**Task instructions**
Drop the pictures and give back word for word the lines from the line holding "Clone this chart in matplotlib." to the line holding "W, H = 800, 628", both included.

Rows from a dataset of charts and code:

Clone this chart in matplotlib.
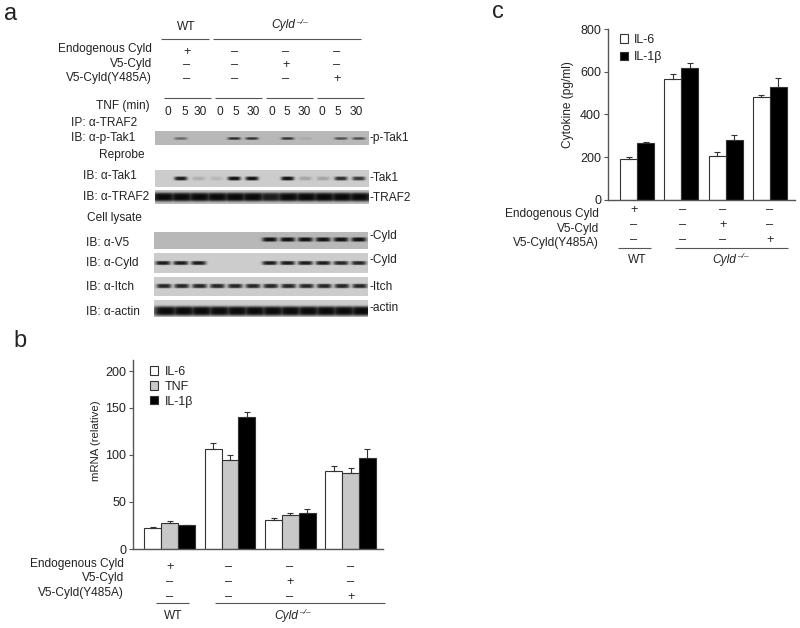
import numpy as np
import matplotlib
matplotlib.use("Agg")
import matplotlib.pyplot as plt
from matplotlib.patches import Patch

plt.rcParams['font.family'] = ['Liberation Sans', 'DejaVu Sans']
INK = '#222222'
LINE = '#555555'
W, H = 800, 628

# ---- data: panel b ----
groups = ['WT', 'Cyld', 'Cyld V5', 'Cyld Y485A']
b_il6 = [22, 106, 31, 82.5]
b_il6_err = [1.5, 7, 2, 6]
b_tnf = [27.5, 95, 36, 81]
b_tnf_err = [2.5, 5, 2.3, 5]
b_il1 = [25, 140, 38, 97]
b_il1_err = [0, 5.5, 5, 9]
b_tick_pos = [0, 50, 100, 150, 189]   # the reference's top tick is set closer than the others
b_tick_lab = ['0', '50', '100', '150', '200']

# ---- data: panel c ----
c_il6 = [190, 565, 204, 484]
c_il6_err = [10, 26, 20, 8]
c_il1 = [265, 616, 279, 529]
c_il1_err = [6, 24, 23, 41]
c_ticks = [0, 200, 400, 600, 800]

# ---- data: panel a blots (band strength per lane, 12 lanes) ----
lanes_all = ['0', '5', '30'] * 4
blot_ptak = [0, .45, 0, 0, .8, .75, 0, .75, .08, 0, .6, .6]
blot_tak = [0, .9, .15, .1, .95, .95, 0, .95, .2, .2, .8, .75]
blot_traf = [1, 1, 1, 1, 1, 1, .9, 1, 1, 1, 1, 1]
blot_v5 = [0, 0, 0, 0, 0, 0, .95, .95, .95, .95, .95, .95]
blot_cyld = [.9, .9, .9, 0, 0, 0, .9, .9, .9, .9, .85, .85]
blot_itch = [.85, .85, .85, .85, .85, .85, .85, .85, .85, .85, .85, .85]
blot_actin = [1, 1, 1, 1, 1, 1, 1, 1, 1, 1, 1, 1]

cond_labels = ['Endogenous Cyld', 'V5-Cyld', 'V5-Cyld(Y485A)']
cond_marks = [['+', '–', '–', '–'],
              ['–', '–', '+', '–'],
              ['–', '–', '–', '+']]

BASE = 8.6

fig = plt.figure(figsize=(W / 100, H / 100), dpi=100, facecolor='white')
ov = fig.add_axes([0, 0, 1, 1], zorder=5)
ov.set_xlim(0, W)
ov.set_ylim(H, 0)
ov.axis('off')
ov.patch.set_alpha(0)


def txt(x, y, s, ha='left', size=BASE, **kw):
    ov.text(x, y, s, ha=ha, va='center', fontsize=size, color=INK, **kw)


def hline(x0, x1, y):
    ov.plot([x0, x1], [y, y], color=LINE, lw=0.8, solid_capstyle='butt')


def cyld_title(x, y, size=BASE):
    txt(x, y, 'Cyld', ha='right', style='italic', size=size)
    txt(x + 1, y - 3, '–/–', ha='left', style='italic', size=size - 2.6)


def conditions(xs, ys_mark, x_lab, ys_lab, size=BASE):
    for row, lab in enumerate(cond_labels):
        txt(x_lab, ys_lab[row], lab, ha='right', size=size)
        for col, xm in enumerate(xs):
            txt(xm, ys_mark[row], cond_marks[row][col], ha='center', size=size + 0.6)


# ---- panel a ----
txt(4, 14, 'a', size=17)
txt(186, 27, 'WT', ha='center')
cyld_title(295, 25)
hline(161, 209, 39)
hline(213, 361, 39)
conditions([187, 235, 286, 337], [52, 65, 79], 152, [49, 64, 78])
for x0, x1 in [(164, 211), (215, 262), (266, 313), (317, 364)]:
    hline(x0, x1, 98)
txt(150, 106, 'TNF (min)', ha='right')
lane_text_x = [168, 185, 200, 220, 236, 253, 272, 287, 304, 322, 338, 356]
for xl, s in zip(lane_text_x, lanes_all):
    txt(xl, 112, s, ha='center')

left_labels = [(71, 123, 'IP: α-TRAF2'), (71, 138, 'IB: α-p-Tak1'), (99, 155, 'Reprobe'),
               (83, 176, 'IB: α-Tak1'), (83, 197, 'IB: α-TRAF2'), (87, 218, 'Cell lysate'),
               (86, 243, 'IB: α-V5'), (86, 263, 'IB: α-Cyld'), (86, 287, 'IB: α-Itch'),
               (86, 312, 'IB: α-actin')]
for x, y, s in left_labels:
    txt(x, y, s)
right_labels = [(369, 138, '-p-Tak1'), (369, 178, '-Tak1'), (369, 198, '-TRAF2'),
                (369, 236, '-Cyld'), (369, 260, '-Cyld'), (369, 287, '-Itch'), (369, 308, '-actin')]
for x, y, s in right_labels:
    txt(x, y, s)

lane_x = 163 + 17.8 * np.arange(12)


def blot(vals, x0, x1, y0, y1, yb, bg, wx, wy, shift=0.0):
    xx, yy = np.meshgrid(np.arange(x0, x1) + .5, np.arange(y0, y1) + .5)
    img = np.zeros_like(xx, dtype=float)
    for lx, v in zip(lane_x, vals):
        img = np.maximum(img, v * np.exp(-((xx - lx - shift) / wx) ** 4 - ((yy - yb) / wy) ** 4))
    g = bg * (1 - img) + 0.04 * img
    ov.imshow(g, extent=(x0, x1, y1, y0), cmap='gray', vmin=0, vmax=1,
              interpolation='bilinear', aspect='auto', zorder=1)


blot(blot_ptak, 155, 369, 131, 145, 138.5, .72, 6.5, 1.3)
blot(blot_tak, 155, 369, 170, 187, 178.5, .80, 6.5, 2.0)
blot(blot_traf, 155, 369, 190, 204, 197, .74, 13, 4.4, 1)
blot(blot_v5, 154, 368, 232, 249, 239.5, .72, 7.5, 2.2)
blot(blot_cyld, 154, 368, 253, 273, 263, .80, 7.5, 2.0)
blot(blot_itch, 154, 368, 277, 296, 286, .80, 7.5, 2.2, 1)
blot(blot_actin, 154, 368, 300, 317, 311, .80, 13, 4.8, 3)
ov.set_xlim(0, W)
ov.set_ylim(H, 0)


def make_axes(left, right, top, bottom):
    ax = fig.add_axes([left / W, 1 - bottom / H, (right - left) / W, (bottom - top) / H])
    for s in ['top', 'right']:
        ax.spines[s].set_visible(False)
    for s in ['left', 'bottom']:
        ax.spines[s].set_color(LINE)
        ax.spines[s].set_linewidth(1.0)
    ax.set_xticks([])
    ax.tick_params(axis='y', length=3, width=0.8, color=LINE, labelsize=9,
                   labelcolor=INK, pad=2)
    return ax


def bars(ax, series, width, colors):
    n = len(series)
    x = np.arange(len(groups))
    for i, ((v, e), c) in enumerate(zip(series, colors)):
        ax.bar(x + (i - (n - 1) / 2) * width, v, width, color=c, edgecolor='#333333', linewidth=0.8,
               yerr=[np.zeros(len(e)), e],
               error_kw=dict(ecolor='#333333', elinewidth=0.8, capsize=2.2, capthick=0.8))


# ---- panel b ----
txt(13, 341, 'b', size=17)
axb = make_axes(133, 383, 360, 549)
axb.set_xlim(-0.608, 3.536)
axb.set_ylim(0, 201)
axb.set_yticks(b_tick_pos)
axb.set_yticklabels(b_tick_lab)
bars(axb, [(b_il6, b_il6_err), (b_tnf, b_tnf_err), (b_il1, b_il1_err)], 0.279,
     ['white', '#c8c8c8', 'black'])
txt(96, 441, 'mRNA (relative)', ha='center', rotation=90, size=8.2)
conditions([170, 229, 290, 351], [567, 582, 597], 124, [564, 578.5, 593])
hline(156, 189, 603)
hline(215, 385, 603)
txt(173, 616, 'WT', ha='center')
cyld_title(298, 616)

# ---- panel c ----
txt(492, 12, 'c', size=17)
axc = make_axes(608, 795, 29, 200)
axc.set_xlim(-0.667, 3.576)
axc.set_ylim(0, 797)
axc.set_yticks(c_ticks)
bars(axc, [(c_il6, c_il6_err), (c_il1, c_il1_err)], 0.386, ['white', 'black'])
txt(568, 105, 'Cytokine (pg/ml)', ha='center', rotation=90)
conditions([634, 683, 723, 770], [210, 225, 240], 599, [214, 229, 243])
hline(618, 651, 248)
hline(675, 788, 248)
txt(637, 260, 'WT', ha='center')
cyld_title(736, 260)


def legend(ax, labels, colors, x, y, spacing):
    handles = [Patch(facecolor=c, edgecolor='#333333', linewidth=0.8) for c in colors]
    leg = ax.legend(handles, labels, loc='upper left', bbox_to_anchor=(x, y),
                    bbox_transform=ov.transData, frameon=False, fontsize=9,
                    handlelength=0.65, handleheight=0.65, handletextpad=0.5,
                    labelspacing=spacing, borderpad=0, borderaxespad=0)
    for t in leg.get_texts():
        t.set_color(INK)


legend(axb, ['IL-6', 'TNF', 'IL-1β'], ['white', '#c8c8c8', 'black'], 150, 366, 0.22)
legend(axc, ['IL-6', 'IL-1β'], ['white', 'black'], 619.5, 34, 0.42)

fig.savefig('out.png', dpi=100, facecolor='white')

---

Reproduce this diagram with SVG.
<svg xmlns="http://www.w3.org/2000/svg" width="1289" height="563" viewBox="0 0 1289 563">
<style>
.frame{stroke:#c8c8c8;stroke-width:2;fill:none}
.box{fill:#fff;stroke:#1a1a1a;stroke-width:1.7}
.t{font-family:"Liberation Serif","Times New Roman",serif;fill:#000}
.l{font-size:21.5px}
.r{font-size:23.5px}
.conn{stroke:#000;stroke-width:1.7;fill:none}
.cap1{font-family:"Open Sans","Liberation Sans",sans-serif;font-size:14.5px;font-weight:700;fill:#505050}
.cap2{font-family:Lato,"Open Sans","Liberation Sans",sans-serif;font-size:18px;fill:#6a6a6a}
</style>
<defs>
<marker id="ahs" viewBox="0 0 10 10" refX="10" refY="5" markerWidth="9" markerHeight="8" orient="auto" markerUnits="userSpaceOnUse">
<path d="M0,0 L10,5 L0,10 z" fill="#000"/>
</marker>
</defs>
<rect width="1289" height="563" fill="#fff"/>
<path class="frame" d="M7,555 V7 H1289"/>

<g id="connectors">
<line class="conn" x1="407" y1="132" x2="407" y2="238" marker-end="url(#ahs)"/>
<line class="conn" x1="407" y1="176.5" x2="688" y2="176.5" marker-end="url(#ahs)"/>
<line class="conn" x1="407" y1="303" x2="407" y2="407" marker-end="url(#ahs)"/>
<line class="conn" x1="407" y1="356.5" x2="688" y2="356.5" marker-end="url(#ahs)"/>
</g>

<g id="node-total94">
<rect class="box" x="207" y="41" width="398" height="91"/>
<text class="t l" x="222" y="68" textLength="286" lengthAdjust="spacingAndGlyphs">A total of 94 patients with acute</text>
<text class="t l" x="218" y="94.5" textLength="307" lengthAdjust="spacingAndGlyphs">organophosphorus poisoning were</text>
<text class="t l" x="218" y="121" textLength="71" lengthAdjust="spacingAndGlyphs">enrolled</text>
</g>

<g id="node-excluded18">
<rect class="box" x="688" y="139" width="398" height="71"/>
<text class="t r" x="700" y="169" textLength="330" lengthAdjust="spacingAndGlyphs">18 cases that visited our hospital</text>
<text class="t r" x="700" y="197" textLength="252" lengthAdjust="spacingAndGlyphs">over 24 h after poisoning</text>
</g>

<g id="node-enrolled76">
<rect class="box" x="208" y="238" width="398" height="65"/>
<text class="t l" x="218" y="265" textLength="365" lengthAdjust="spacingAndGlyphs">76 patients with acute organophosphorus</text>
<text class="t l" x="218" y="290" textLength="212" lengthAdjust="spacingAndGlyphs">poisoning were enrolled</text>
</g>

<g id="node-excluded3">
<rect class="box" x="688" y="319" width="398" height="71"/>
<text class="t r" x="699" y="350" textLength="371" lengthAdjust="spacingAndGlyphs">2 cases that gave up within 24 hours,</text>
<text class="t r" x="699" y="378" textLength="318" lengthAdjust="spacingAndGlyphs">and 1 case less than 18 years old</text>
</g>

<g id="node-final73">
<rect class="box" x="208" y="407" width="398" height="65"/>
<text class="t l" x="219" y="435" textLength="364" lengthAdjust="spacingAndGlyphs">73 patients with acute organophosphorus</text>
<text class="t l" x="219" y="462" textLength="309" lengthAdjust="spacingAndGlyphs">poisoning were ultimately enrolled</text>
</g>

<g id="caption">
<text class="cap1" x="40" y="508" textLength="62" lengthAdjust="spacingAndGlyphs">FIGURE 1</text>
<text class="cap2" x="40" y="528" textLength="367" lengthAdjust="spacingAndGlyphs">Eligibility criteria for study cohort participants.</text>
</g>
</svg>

--

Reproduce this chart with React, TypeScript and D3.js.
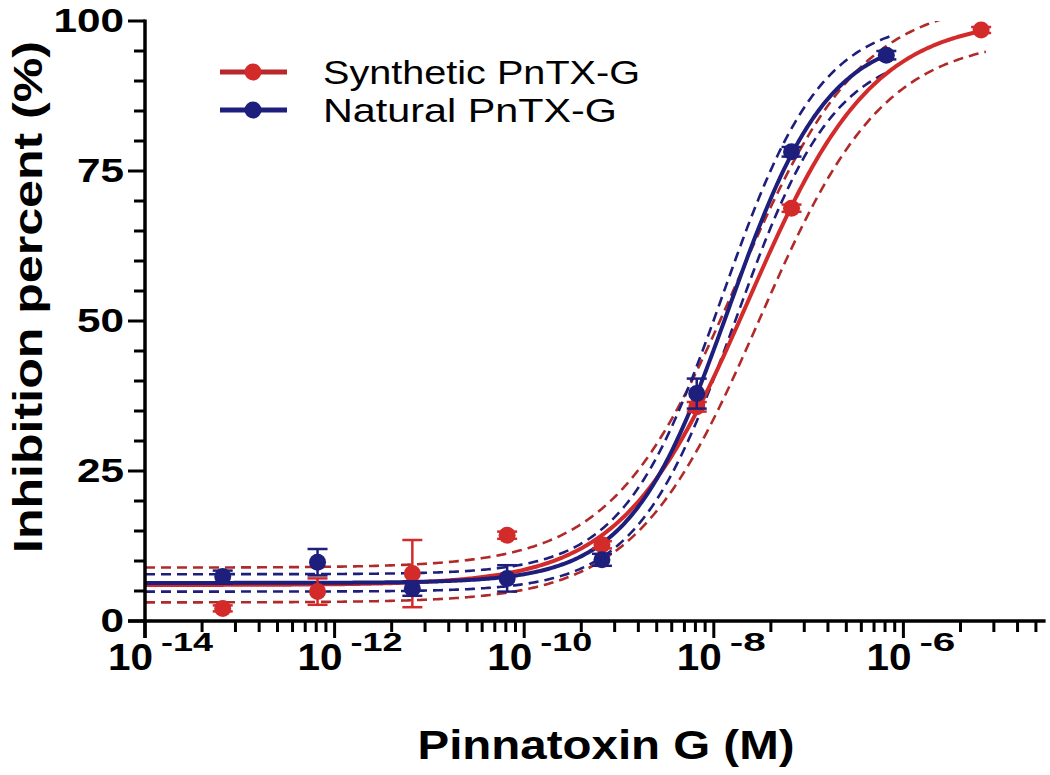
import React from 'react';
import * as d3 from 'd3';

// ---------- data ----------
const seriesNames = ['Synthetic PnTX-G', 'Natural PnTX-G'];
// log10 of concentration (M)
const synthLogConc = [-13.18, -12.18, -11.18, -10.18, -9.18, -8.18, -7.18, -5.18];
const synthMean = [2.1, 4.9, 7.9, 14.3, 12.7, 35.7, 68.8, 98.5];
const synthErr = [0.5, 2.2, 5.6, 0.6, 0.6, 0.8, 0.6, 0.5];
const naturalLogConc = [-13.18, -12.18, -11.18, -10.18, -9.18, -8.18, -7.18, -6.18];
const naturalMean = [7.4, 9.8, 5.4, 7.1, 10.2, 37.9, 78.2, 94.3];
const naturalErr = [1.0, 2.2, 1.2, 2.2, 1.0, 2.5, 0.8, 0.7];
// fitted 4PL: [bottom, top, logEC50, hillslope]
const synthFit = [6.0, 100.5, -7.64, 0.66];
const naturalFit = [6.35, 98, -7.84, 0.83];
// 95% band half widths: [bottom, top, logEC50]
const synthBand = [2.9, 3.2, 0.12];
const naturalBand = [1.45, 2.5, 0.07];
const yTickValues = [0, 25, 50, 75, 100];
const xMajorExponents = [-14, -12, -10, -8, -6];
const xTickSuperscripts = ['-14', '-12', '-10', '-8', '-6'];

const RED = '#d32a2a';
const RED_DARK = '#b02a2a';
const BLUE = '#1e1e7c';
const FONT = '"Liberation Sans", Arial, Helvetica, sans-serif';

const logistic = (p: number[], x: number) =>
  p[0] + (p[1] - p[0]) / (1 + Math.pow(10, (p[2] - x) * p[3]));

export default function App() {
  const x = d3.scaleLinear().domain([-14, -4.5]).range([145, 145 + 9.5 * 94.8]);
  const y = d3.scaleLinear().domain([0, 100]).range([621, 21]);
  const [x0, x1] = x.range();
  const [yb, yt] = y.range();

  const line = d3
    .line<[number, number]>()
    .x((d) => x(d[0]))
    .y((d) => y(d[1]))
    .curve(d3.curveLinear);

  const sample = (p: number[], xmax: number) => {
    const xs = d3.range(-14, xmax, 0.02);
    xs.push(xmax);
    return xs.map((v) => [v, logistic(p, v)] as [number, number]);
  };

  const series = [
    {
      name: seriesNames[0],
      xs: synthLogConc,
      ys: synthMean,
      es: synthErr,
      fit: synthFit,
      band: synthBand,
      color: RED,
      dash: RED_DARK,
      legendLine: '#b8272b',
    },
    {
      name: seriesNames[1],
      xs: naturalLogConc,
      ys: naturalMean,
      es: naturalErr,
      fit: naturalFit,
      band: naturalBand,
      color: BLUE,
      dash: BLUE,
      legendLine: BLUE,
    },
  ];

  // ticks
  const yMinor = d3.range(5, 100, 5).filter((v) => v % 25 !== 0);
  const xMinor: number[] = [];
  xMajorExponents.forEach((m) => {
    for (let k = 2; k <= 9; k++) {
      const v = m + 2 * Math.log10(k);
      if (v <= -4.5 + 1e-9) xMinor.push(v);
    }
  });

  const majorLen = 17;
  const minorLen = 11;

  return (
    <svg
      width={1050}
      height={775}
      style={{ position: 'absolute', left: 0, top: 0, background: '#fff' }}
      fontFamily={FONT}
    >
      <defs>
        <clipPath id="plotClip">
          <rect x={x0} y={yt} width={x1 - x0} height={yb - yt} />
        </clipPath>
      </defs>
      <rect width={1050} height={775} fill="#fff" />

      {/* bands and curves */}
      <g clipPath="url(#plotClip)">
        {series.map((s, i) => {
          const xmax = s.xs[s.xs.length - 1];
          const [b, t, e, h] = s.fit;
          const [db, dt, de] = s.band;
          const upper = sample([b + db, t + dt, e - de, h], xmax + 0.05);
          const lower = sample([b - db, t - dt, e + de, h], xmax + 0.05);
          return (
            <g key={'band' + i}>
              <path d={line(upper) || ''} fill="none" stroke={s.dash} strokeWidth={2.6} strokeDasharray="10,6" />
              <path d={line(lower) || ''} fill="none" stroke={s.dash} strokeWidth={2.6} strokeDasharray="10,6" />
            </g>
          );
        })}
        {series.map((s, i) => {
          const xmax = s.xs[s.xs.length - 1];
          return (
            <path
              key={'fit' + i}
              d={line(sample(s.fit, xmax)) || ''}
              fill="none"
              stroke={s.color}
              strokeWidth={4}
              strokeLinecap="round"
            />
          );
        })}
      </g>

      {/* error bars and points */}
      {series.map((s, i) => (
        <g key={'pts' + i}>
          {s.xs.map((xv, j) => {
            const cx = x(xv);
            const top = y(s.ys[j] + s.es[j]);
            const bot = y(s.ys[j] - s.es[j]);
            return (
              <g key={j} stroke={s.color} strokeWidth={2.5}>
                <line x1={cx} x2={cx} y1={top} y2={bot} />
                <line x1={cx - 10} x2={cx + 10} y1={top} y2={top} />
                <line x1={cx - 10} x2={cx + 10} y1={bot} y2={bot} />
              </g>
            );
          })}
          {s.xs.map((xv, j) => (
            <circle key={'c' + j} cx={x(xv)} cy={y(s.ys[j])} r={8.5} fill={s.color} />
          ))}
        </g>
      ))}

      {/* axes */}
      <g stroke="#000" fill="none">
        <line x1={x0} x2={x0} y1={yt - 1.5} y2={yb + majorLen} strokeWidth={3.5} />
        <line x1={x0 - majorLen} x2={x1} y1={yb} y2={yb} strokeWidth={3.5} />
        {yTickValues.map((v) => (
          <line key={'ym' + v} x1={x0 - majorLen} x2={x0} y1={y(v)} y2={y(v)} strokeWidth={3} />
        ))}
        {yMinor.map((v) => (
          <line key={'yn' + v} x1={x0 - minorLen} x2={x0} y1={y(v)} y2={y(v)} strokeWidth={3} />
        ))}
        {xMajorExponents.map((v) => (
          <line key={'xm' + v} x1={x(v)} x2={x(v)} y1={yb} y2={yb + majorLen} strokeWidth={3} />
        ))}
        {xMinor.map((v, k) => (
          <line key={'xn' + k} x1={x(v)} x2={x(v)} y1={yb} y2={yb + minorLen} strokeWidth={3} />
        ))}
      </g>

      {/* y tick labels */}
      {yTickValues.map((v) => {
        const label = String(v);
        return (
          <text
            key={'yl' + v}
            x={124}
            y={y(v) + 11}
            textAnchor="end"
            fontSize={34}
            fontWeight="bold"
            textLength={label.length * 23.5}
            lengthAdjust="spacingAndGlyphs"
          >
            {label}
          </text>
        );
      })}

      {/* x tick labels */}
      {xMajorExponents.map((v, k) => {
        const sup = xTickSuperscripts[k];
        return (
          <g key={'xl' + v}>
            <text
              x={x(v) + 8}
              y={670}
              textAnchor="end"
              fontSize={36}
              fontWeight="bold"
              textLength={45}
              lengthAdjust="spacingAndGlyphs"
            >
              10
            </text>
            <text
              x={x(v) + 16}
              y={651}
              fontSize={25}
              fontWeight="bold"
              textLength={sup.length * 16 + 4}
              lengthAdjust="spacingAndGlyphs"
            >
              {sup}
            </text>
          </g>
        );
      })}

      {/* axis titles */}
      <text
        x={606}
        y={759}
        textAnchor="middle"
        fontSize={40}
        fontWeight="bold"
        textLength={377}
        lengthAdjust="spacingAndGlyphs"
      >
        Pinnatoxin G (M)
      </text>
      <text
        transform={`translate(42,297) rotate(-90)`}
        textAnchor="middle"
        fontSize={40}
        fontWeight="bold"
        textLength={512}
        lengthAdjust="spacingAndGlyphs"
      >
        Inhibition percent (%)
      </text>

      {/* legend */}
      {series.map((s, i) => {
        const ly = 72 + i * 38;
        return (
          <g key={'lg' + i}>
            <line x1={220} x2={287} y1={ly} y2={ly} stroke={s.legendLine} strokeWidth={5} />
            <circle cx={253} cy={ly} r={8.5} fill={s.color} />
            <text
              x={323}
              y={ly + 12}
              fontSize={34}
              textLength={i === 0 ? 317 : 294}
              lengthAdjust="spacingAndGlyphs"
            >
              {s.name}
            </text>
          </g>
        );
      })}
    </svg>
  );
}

**Exercise result**
Clone this chart in matplotlib.
import numpy as np
import matplotlib
matplotlib.use("Agg")
import matplotlib.pyplot as plt
from matplotlib.patches import Patch

plt.rcParams['font.family'] = ['Liberation Sans', 'DejaVu Sans']
INK = '#222222'
LINE = '#555555'
W, H = 800, 628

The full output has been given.